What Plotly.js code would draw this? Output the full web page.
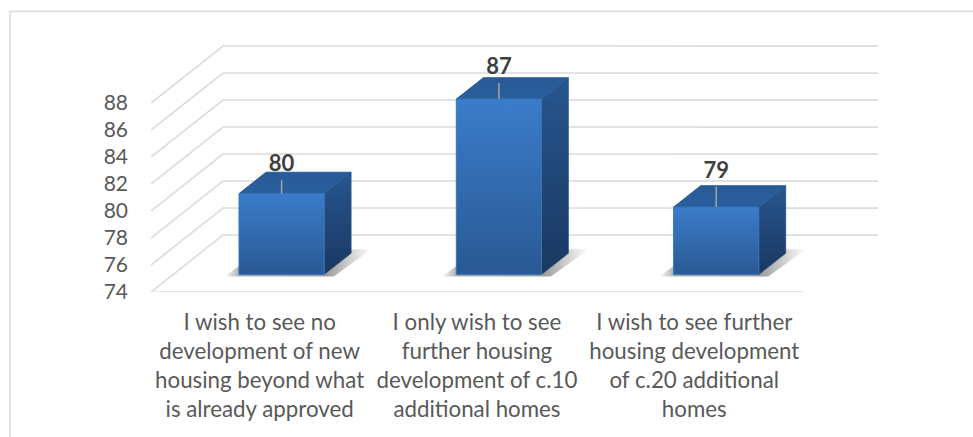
<!DOCTYPE html>
<html>
<head>
<meta charset="utf-8">
<script src="https://cdn.plot.ly/plotly-3.0.1.min.js"></script>
<style>html,body{margin:0;padding:0;background:#fff;overflow:hidden}#chart{width:973px;height:437px}</style>
</head>
<body>
<div id="chart"></div>
<script>
// ---- data ----
const categories = [
  "I wish to see no<br>development of new<br>housing beyond what<br>is already approved",
  "I only wish to see<br>further housing<br>development of c.10<br>additional homes",
  "I wish to see further<br>housing development<br>of c.20 additional<br>homes"
];
const values = [80, 87, 79];
const tickValues = [74, 76, 78, 80, 82, 84, 86, 88];

// ---- oblique projection, expressed in axis units ----
const margin = {l: 151, r: 95, t: 40, b: 145};
const W = 973, H = 437;
const plotW = W - margin.l - margin.r, plotH = H - margin.t - margin.b;
const catPx = 217.3;                    // px per category on the front edge
const unitPx = 13.5;                    // px per value unit
const depthX = 72 / catPx;              // wall depth in category units
const depthY = 57 / unitPx;             // wall depth in value units
const base = tickValues[0];
const halfW = 42.6 / catPx;
const d0 = 0.305, d1 = 0.68;            // bar front / back in wall-depth fractions
const P = (c, v, d) => [c + d * depthX, v + d * depthY];
const xMin = -0.5, xFront = 2.5, xMax = xMin + plotW / catPx;
const yMax = base + plotH / unitPx;

const traces = [];
function poly(pts, grad, line) {
  const xs = pts.map(p => p[0]), ys = pts.map(p => p[1]);
  xs.push(xs[0]); ys.push(ys[0]);
  traces.push({type: 'scatter', mode: 'lines', x: xs, y: ys, fill: 'toself',
    fillgradient: grad, line: line || {width: 0}, hoverinfo: 'skip', showlegend: false});
}
function path(pts, color, width) {
  traces.push({type: 'scatter', mode: 'lines', x: pts.map(p => p[0]), y: pts.map(p => p[1]),
    line: {color: color, width: width}, hoverinfo: 'skip', showlegend: false, cliponaxis: false});
}

// walls and floor
tickValues.forEach(t => path([P(xMin, t, 0), P(xMin, t, 1), P(xMax, t, 0.999)], '#dcdcdc', 1.7));
path([P(xMin, base, 0), P(xFront, base, 0)], '#dcdcdc', 1.7);

// bars
values.forEach((v, c) => {
  const L = c - halfW, R = c + halfW;
  const s = 0.055;
  // floor shadow
  poly([P(L - s, base, d0 - 0.035), P(R + s, base, d0 - 0.035), P(R + s + 0.015, base, d1 + 0.07), P(L - s + 0.015, base, d1 + 0.07)],
    {type: 'horizontal', colorscale: [[0, 'rgba(80,80,80,0)'], [0.1, 'rgba(80,80,80,0.45)'], [0.7, 'rgba(80,80,80,0.55)'], [1, 'rgba(80,80,80,0)']]});
  // side
  poly([P(R, base, d0), P(R, base, d1), P(R, v, d1), P(R, v, d0)],
    {type: 'vertical', colorscale: [[0, '#1a3861'], [1, '#27568f']]}, {color: '#234e84', width: 0.5});
  // top
  poly([P(L, v, d0), P(R, v, d0), P(R, v, d1), P(L, v, d1)],
    {type: 'vertical', colorscale: [[0, '#2a5f9f'], [1, '#285a96']]}, {color: '#2a5d9b', width: 1});
  // front
  poly([P(L, base, d0), P(R, base, d0), P(R, v, d0), P(L, v, d0)],
    {type: 'vertical', colorscale: [[0, '#2a5993'], [1, '#3b7cca']]}, {color: '#3674bd', width: 1});
});

// leader lines and value labels
const leaderLen = [1.0, 1.2, 1.5];
const labelLift = [2.05, 2.3, 2.6];
values.forEach((v, c) => {
  const a = P(c, v, d0);
  path([a, [a[0], a[1] + leaderLen[c]]], '#a6a6a6', 1.5);
});
traces.push({type: 'scatter', mode: 'text',
  x: values.map((v, c) => P(c, v, d0)[0]),
  y: values.map((v, c) => P(c, v, d0)[1] + labelLift[c]),
  text: values.map(String), textposition: 'middle center',
  textfont: {family: 'Lato, sans-serif', size: 22, color: '#404040', weight: 700},
  hoverinfo: 'skip', showlegend: false, cliponaxis: false});

const fx = px => (px - margin.l) / plotW;
const fy = py => 1 - (py - margin.t) / plotH;

const layout = {
  width: W, height: H, margin: margin,
  paper_bgcolor: '#fff', plot_bgcolor: '#fff', showlegend: false,
  font: {family: 'Lato, sans-serif', color: '#595959', size: 21},
  xaxis: {range: [xMin, xMax], tickmode: 'array', tickvals: [0, 1, 2], ticktext: categories,
    showgrid: false, zeroline: false, showline: false, ticks: '', ticklabelstandoff: 15,
    tickangle: 0, tickfont: {size: 22.3, color: '#595959'}},
  yaxis: {range: [base, yMax], tickmode: 'array', tickvals: tickValues,
    showgrid: false, zeroline: false, showline: false, ticks: '', ticklabelstandoff: 22,
    tickfont: {size: 21, color: '#595959'}},
  shapes: [{type: 'path', xref: 'paper', yref: 'paper',
    path: `M ${fx(10)} ${fy(440)} L ${fx(10)} ${fy(11.5)} L ${fx(976)} ${fy(11.5)}`,
    line: {color: '#d9d9d9', width: 1.5}, layer: 'below'}]
};
Plotly.newPlot('chart', traces, layout, {displayModeBar: false, staticPlot: true});
</script>
</body>
</html>
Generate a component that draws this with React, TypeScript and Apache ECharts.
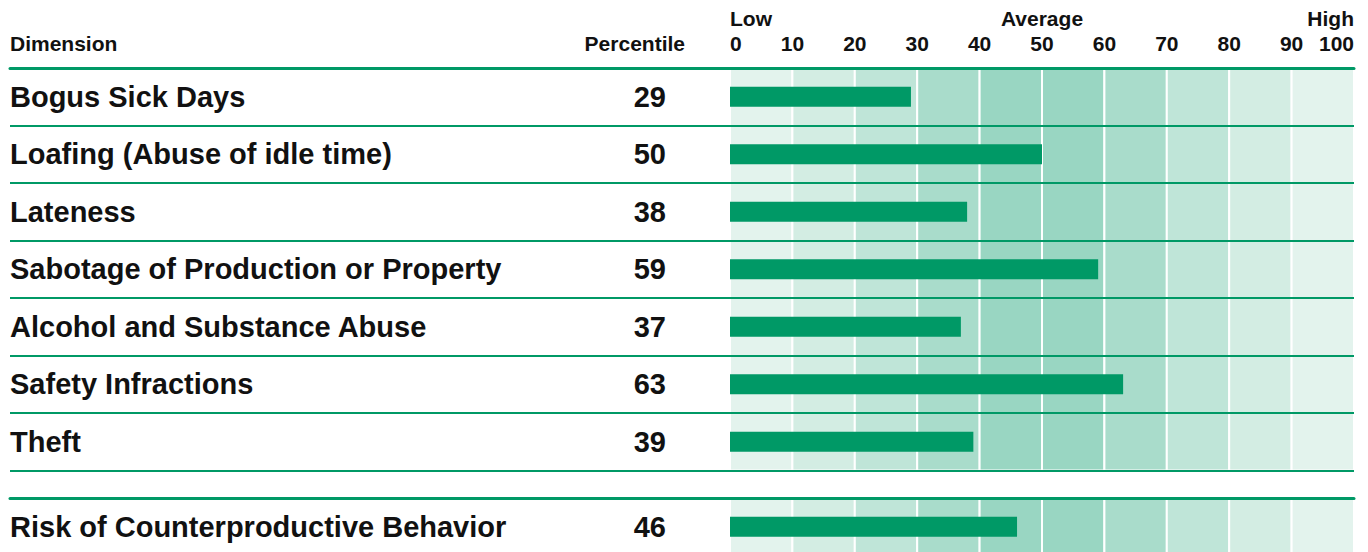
import React, { useEffect, useRef } from "react";
import * as echarts from "echarts";

const dimensions = [
  "Bogus Sick Days",
  "Loafing (Abuse of idle time)",
  "Lateness",
  "Sabotage of Production or Property",
  "Alcohol and Substance Abuse",
  "Safety Infractions",
  "Theft",
];
const percentiles = [29, 50, 38, 59, 37, 63, 39];
const overallDimension = ["Risk of Counterproductive Behavior"];
const overallPercentile = [46];
const bandStarts = [0, 10, 20, 30, 40, 50, 60, 70, 80, 90];
const bandColors = [
  "#e3f3ed", "#d3ede3", "#bfe5d8", "#a9dccb", "#99d6c2",
  "#99d6c2", "#a9dccb", "#bfe5d8", "#d3ede3", "#e3f3ed",
];
const scaleWords: Record<number, string> = { 0: "Low", 50: "Average", 100: "High" };

const GREEN = "#009966";
const TEXT = "#111111";
const FONT = "'Liberation Sans', Arial, Helvetica, sans-serif";

export default function App() {
  const ref = useRef<HTMLDivElement>(null);
  useEffect(() => {
    if (!ref.current) return;
    const chart = echarts.init(ref.current, null, { renderer: "svg" });
    const bands = bandStarts.map((s, i) => [
      { xAxis: s, itemStyle: { color: bandColors[i] } },
      { xAxis: s + 10 },
    ]);
    const markArea = {
      silent: true,
      label: { show: false },
      itemStyle: { borderColor: "#ffffff", borderWidth: 2 },
      data: bands,
    };
    const left = 730, right = 14;
    const top0 = 68, rowH = 57.5;
    const top1 = 498;
    const labelStyle = { fontFamily: FONT, fontWeight: "bold", fontSize: 29, color: TEXT };
    const headStyle = { fontFamily: FONT, fontWeight: "bold", fontSize: 21, color: TEXT };
    const gridBase = { outerBoundsMode: "none", containLabel: false };
    chart.setOption({
      animation: false,
      title: [
        { text: "Dimension", left: 10, top: 33, padding: 0, textStyle: { ...headStyle } },
        { text: "Percentile", right: 1368 - 685, top: 33, padding: 0, textStyle: { ...headStyle } },
      ],
      grid: [
        { ...gridBase, left, right, top: top0, height: rowH * dimensions.length },
        { ...gridBase, left, right, top: top1, height: rowH },
        { ...gridBase, left: 10, right, top: top0, height: rowH * dimensions.length },
        { ...gridBase, left: 10, right, top: top1, height: rowH },
      ],
      xAxis: [
        {
          gridIndex: 0, type: "value", position: "top", min: 0, max: 100, interval: 10,
          axisLine: { show: false }, axisTick: { show: false }, splitLine: { show: false },
          axisLabel: { ...headStyle, margin: 14, alignMinLabel: "left", alignMaxLabel: "right" },
        },
        {
          gridIndex: 0, type: "value", position: "top", offset: 25, min: 0, max: 100, interval: 10,
          axisLine: { show: false }, axisTick: { show: false }, splitLine: { show: false },
          axisLabel: {
            ...headStyle, margin: 14, alignMinLabel: "left", alignMaxLabel: "right",
            formatter: (v: number) => scaleWords[v] || "",
          },
        },
        { gridIndex: 1, type: "value", min: 0, max: 100, show: false },
        {
          gridIndex: 2, type: "value", position: "top", min: 0, max: 1, z: 6,
          axisLine: { show: true, lineStyle: { color: GREEN, width: 3 } },
          axisTick: { show: false }, axisLabel: { show: false }, splitLine: { show: false },
        },
        {
          gridIndex: 3, type: "value", position: "top", min: 0, max: 1, z: 6,
          axisLine: { show: true, lineStyle: { color: GREEN, width: 3 } },
          axisTick: { show: false }, axisLabel: { show: false }, splitLine: { show: false },
        },
      ],
      yAxis: [
        {
          gridIndex: 0, type: "category", position: "left", inverse: true, data: dimensions,
          axisLine: { show: false }, axisTick: { show: false }, splitLine: { show: false },
          axisLabel: { ...labelStyle, align: "left", margin: left - 10, interval: 0 },
        },
        {
          gridIndex: 0, type: "category", position: "left", inverse: true, data: percentiles.map(String),
          axisLine: { show: false }, axisTick: { show: false }, splitLine: { show: false },
          axisLabel: { ...labelStyle, align: "right", margin: left - 666, interval: 0 },
        },
        {
          gridIndex: 1, type: "category", position: "left", inverse: true, data: overallDimension,
          axisLine: { show: false }, axisTick: { show: false }, splitLine: { show: false },
          axisLabel: { ...labelStyle, align: "left", margin: left - 10, interval: 0 },
        },
        {
          gridIndex: 1, type: "category", position: "left", inverse: true, data: overallPercentile.map(String),
          axisLine: { show: false }, axisTick: { show: false }, splitLine: { show: false },
          axisLabel: { ...labelStyle, align: "right", margin: left - 666, interval: 0 },
        },
        {
          gridIndex: 2, type: "category", inverse: true, data: dimensions.map(() => ""), z: 6,
          axisLine: { show: false }, axisTick: { show: false }, axisLabel: { show: false },
          splitLine: { show: true, interval: 0, lineStyle: { color: GREEN, width: 2.2 } },
        },
        {
          gridIndex: 3, type: "category", inverse: true, data: [""],
          axisLine: { show: false }, axisTick: { show: false }, axisLabel: { show: false },
          splitLine: { show: false },
        },
      ],
      series: [
        {
          type: "bar", xAxisIndex: 0, yAxisIndex: 0, data: percentiles, barWidth: 20,
          itemStyle: { color: GREEN }, z: 3, markArea,
        },
        {
          type: "bar", xAxisIndex: 2, yAxisIndex: 2, data: overallPercentile, barWidth: 20,
          itemStyle: { color: GREEN }, z: 3, markArea,
        },
      ],
    });
    return () => chart.dispose();
  }, []);
  return (
    <div
      ref={ref}
      style={{ position: "fixed", left: 0, top: 0, width: 1368, height: 552, background: "#fff" }}
    />
  );
}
+-------+
◆ Objective ◆
Restate the lines of the records exactly, starting at the first and stopping after the line with "const yMax = base + plotH / unitPx;". Leave out any picture.

◆ Result below ◆
What Plotly.js code would draw this? Output the full web page.
<!DOCTYPE html>
<html>
<head>
<meta charset="utf-8">
<script src="https://cdn.plot.ly/plotly-3.0.1.min.js"></script>
<style>html,body{margin:0;padding:0;background:#fff;overflow:hidden}#chart{width:973px;height:437px}</style>
</head>
<body>
<div id="chart"></div>
<script>
// ---- data ----
const categories = [
  "I wish to see no<br>development of new<br>housing beyond what<br>is already approved",
  "I only wish to see<br>further housing<br>development of c.10<br>additional homes",
  "I wish to see further<br>housing development<br>of c.20 additional<br>homes"
];
const values = [80, 87, 79];
const tickValues = [74, 76, 78, 80, 82, 84, 86, 88];

// ---- oblique projection, expressed in axis units ----
const margin = {l: 151, r: 95, t: 40, b: 145};
const W = 973, H = 437;
const plotW = W - margin.l - margin.r, plotH = H - margin.t - margin.b;
const catPx = 217.3;                    // px per category on the front edge
const unitPx = 13.5;                    // px per value unit
const depthX = 72 / catPx;              // wall depth in category units
const depthY = 57 / unitPx;             // wall depth in value units
const base = tickValues[0];
const halfW = 42.6 / catPx;
const d0 = 0.305, d1 = 0.68;            // bar front / back in wall-depth fractions
const P = (c, v, d) => [c + d * depthX, v + d * depthY];
const xMin = -0.5, xFront = 2.5, xMax = xMin + plotW / catPx;
const yMax = base + plotH / unitPx;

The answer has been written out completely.